● **Given task**: Without the pictures, retype exactly the lines from the top of the entries below through the line that contains "(367,620) rectangle (428,805);".

- - - -

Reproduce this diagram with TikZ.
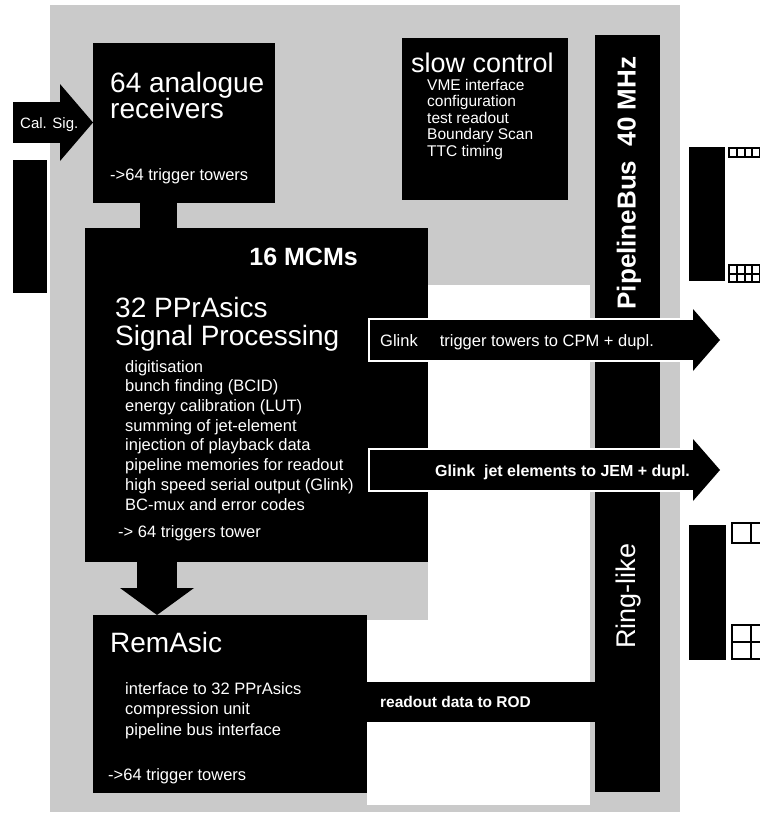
\documentclass[tikz,border=0pt]{standalone}
\usepackage{fontspec}
\setmainfont{Liberation Sans}
\usepackage{xcolor}
\definecolor{scan}{HTML}{CACACA}
\usepackage{tikz}
\usetikzlibrary{arrows.meta}
\tikzset{
    blk/.style={
        rectangle, fill=black,
        inner sep=0pt, outer sep=0pt,
        anchor=north west
    },
    ttl/.style={
        text=white, inner sep=0pt,
        anchor=base west,
        font=\fontsize{28}{30}\selectfont
    },
    txt/.style={
        text=white, inner sep=0pt,
        anchor=base west,
        font=\fontsize{16.5}{19.7}\selectfont
    },
    lst/.style={
        txt, anchor=north west, align=left
    },
    band/.style={
        draw=black, line width=40pt
    },
    fat/.style={
        band,
        -{Triangle[width=62pt, length=27pt, line width=0pt]}
    },
    halo/.style={
        draw=white, line width=44pt
    },
    pins/.style={
        draw=black, line width=2pt
    },
}

\begin{document}
\begin{tikzpicture}[x=1pt, y=-1pt]
    \useasboundingbox (0,0) rectangle (760,827);
    % scanned sheet
    \fill[scan] (50,5) rectangle (680,812);
    \fill[white] (428,285) rectangle (590,805);
    \fill[white] (367,620) rectangle (428,805);

    % blocks
    \node[blk, minimum width=182pt, minimum height=160pt] (recv) at (93,43) {};
    \node[blk, minimum width=166pt, minimum height=162pt] (slow) at (402,38) {};
    \node[blk, minimum width=343pt, minimum height=334pt] (mcm) at (85,228) {};
    \node[blk, minimum width=274pt, minimum height=178pt] (rem) at (93,615) {};
    \node[blk, minimum width=65pt, minimum height=757pt] (bus) at (595,35) {};
    \node[blk, minimum width=34pt, minimum height=133pt] (lbar) at (13,160) {};
    \node[blk, minimum width=36pt, minimum height=134pt] (chipa) at (689,147) {};
    \node[blk, minimum width=37pt, minimum height=135pt] (chipb) at (689,525) {};

    % connectors
    \coordinate (cal) at (13,122.5);
    \draw[band, line width=41pt, -{Triangle[width=77pt, length=33pt, line width=0pt]}]
        (cal) -- (cal -| recv.west);
    \coordinate (lnk) at (158.5,0);
    \draw[band, line width=37pt] (recv.south -| lnk) -- (mcm.north -| lnk);
    \coordinate (dn) at (157,0);
    \draw[fat, -{Triangle[width=74pt, length=27pt, line width=0pt]}]
        (mcm.south -| dn) -- (rem.north -| dn);

    \coordinate (g1) at (370,340);
    \coordinate (g1tip) at (720,340);
    \draw[halo, shorten <=-2pt, shorten >=25pt] (g1) -- (g1tip);
    \draw[fat] (g1) -- (g1tip);
    \coordinate (g2) at (370,470);
    \coordinate (g2tip) at (720,470);
    \draw[halo, shorten <=-2pt, shorten >=25pt] (g2) -- (g2tip);
    \draw[fat] (g2) -- (g2tip);

    \coordinate (ro) at (0,702);
    \draw[band, shorten <=-1pt, shorten >=-1pt] (rem.east |- ro) -- (bus.west |- ro);

    % pins of the boards
    \draw[pins, shift={(729,148)}] (0,9) grid[xstep=7.75pt, ystep=9pt] (31,0) (0,0) rectangle (31,9);
    \draw[pins, shift={(729,265)}] (0,17) grid[xstep=7.75pt, ystep=8.5pt] (31,0) (0,0) rectangle (31,17);
    \draw[pins, shift={(732,523)}] (0,20) grid[xstep=19pt, ystep=20pt] (38,0) (0,0) rectangle (38,20);
    \draw[pins, shift={(732,625)}] (0,34) grid[xstep=19pt, ystep=17pt] (38,0) (0,0) rectangle (38,34);

    % texts
    \node[txt, font=\fontsize{15}{16}\selectfont] (calT) at (20,128) {Cal. Sig.};
    \node[ttl] (recvA) at (110,92) {64 analogue};
    \node[ttl] (recvB) at (110,118) {receivers};
    \node[txt] (recvC) at (110,180) {->64 trigger towers};

    \node[ttl, font=\fontsize{27}{30}\selectfont] (slowT) at (411,72) {slow control};
    \node[lst, font=\fontsize{15.5}{16.5}\selectfont] (slowL) at (427,79)
        {VME interface\\configuration\\test readout\\Boundary Scan\\TTC timing};

    \node[ttl, anchor=base east, font=\bfseries\fontsize{25}{28}\selectfont] (mcmN) at (358,265) {16 MCMs};
    \node[ttl] (mcmA) at (115,317) {32 PPrAsics};
    \node[ttl] (mcmB) at (115,345) {Signal Processing};
    \node[lst] (mcmL) at (125,360)
        {digitisation\\bunch finding (BCID)\\energy calibration (LUT)\\summing of jet-element\\injection of playback data\\pipeline memories for readout\\high speed serial output (Glink)\\BC-mux and error codes};
    \node[txt] (mcmC) at (118,537) {-> 64 triggers tower};

    \node[ttl] (remT) at (110,652) {RemAsic};
    \node[lst, font=\fontsize{16.5}{20.5}\selectfont] (remL) at (125,682)
        {interface to 32 PPrAsics\\compression unit\\pipeline bus interface};
    \node[txt] (remC) at (108,780) {->64 trigger towers};

    \node[txt] (g1T) at (380,346) {Glink\hspace{22pt}trigger towers to CPM + dupl.};
    \node[txt, font=\bfseries\fontsize{16}{19}\selectfont] (g2T) at (435,476) {Glink\ \ jet elements to JEM + dupl.};
    \node[txt, font=\bfseries\fontsize{15.5}{18}\selectfont] (roT) at (380,707) {readout data to ROD};

    \node[txt, anchor=center, rotate=90, font=\bfseries\fontsize{26}{28}\selectfont] (busA) at (629,183) {PipelineBus\ \ 40 MHz};
    \node[txt, anchor=center, rotate=90, font=\fontsize{27}{30}\selectfont] (busB) at (629,596) {Ring-like};
\end{tikzpicture}
\end{document}
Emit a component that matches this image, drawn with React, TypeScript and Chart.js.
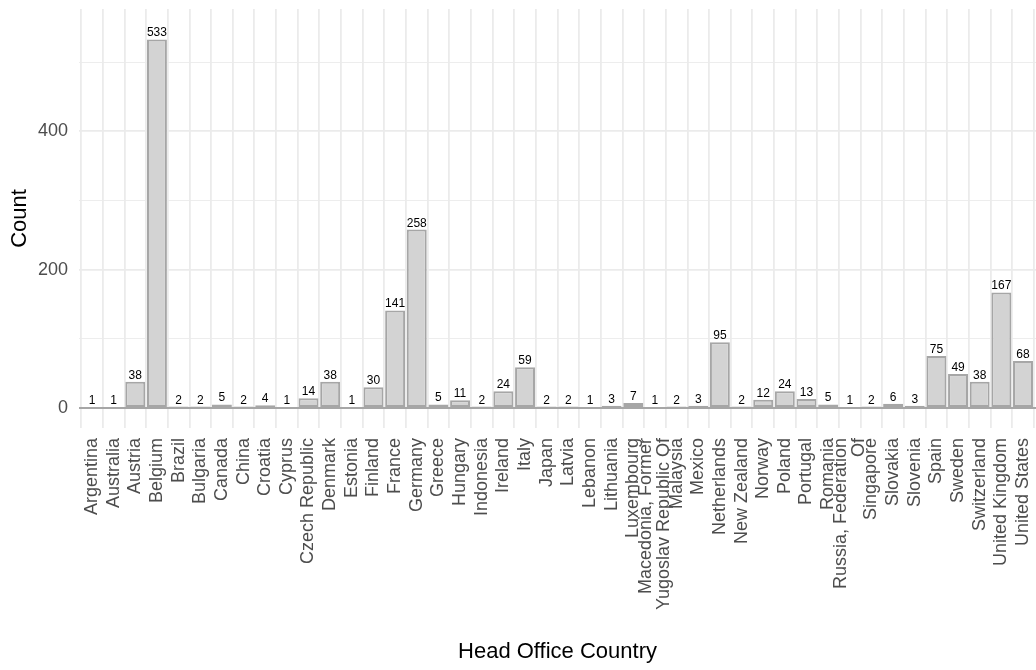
import React, { useEffect, useRef } from "react";
import { Chart, registerables } from "chart.js";

Chart.register(...registerables);

const countries: (string | string[])[] = [
  "Argentina", "Australia", "Austria", "Belgium", "Brazil", "Bulgaria", "Canada", "China",
  "Croatia", "Cyprus", "Czech Republic", "Denmark", "Estonia", "Finland", "France", "Germany",
  "Greece", "Hungary", "Indonesia", "Ireland", "Italy", "Japan", "Latvia", "Lebanon",
  "Lithuania", "Luxembourg", ["Macedonia, Former", "Yugoslav Republic Of"], "Malaysia", "Mexico",
  "Netherlands", "New Zealand", "Norway", "Poland", "Portugal", "Romania",
  ["Russia, Federation", "Of"], "Singapore", "Slovakia", "Slovenia", "Spain", "Sweden",
  "Switzerland", "United Kingdom", "United States",
];

const counts: number[] = [
  1, 1, 38, 533, 2, 2, 5, 2,
  4, 1, 14, 38, 1, 30, 141, 258,
  5, 11, 2, 24, 59, 2, 2, 1,
  3, 7, 1, 2, 3,
  95, 2, 12, 24, 13, 5,
  1, 2, 6, 3, 75, 49,
  38, 167, 68,
];

const yMajorTicks: number[] = [0, 200, 400];
const yGridTicks: number[] = [0, 100, 200, 300, 400, 500];

const FONT = "'Liberation Sans', Arial, Helvetica, sans-serif";

const valueLabels = {
  id: "valueLabels",
  afterDatasetsDraw(chart: any) {
    const ctx = chart.ctx;
    const meta = chart.getDatasetMeta(0);
    ctx.save();
    ctx.font = `12px ${FONT}`;
    ctx.fillStyle = "#000000";
    ctx.textAlign = "center";
    ctx.textBaseline = "alphabetic";
    meta.data.forEach((el: any, i: number) => {
      ctx.fillText(String(counts[i]), el.x, el.y - 3);
    });
    ctx.restore();
  },
};

const centerMultiline = {
  id: "centerMultiline",
  beforeDraw(chart: any) {
    const s: any = chart.scales.x;
    const items = s.getLabelItems();
    items.forEach((it: any) => {
      if (Array.isArray(it.label) && it.label.length > 1 && !it._shifted) {
        it.textOffset -= ((it.label.length - 1) * it.font.lineHeight) / 2;
        it._shifted = true;
      }
    });
  },
};

export default function App() {
  const ref = useRef<HTMLCanvasElement>(null);
  useEffect(() => {
    document.body.style.margin = "0";
    const chart = new Chart(ref.current as HTMLCanvasElement, {
      type: "bar",
      data: {
        datasets: [
          {
            data: counts.map((c, i) => ({ x: i, y: c })),
            backgroundColor: "#D3D3D3",
            borderColor: "#A6A6A6",
            borderWidth: 2,
            borderSkipped: false,
            barPercentage: 0.92,
            categoryPercentage: 1,
          } as any,
        ],
      },
      options: {
        responsive: false,
        animation: false,
        devicePixelRatio: 1,
        layout: { padding: { top: 9, right: 0, left: 0, bottom: 0 } },
        plugins: {
          legend: { display: false },
          tooltip: { enabled: false },
        },
        scales: {
          x: {
            type: "linear",
            min: -0.6,
            max: countries.length - 0.4,
            offset: false,
            grid: { color: "#EBEBEB", lineWidth: 1.8, drawTicks: false },
            border: { display: false },
            afterBuildTicks: (s: any) => {
              s.ticks = countries.map((_, i) => ({ value: i }));
            },
            ticks: {
              autoSkip: false,
              minRotation: 90,
              maxRotation: 90,
              padding: 10,
              color: "#4D4D4D",
              font: { family: FONT, size: 18, lineHeight: 1.0 },
              callback: (v: any) => countries[Math.round(Number(v))] as any,
            },
            title: {
              display: true,
              text: "Head Office Country",
              color: "#000000",
              font: { family: FONT, size: 22 },
              padding: { top: 5, bottom: 5 },
            },
            afterFit: (s: any) => {
              s.height = 242;
              s.paddingLeft = 0;
              s.paddingRight = 0;
            },
          } as any,
          y: {
            min: -29,
            max: 577,
            afterBuildTicks: (s: any) => {
              s.ticks = yGridTicks.map((v) => ({ value: v }));
            },
            grid: {
              drawTicks: false,
              color: (c: any) => (c.tick && c.tick.value === 0 ? "#A6A6A6" : "#EBEBEB"),
              lineWidth: (c: any) =>
                c.tick && c.tick.value === 0 ? 2 : yMajorTicks.includes(c.tick?.value) ? 1.8 : 0.9,
            },
            border: { display: false },
            ticks: {
              autoSkip: false,
              padding: 11,
              color: "#4D4D4D",
              font: { family: FONT, size: 18 },
              callback: (v: any) => (yMajorTicks.includes(Number(v)) ? String(v) : ""),
            },
            title: {
              display: true,
              text: "Count",
              color: "#000000",
              font: { family: FONT, size: 22 },
              padding: { top: 7, bottom: 7 },
            },
            afterFit: (s: any) => {
              s.width = 79;
              s.paddingTop = 0;
              s.paddingBottom = 0;
            },
          } as any,
        },
      },
      plugins: [valueLabels, centerMultiline],
    });
    return () => chart.destroy();
  }, []);

  return (
    <div style={{ position: "absolute", left: 0, top: 0, width: 1036, height: 670, background: "#ffffff" }}>
      <canvas ref={ref} width={1036} height={670} />
    </div>
  );
}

- - - -

● **Written response**:
Reproduce this diagram with TikZ.
\documentclass[tikz,border=0pt]{standalone}
\usepackage{fontspec}
\setmainfont{Liberation Sans}
\usepackage{xcolor}
\definecolor{scan}{HTML}{CACACA}
\usepackage{tikz}
\usetikzlibrary{arrows.meta}
\tikzset{
    blk/.style={
        rectangle, fill=black,
        inner sep=0pt, outer sep=0pt,
        anchor=north west
    },
    ttl/.style={
        text=white, inner sep=0pt,
        anchor=base west,
        font=\fontsize{28}{30}\selectfont
    },
    txt/.style={
        text=white, inner sep=0pt,
        anchor=base west,
        font=\fontsize{16.5}{19.7}\selectfont
    },
    lst/.style={
        txt, anchor=north west, align=left
    },
    band/.style={
        draw=black, line width=40pt
    },
    fat/.style={
        band,
        -{Triangle[width=62pt, length=27pt, line width=0pt]}
    },
    halo/.style={
        draw=white, line width=44pt
    },
    pins/.style={
        draw=black, line width=2pt
    },
}

\begin{document}
\begin{tikzpicture}[x=1pt, y=-1pt]
    \useasboundingbox (0,0) rectangle (760,827);
    % scanned sheet
    \fill[scan] (50,5) rectangle (680,812);
    \fill[white] (428,285) rectangle (590,805);
    \fill[white] (367,620) rectangle (428,805);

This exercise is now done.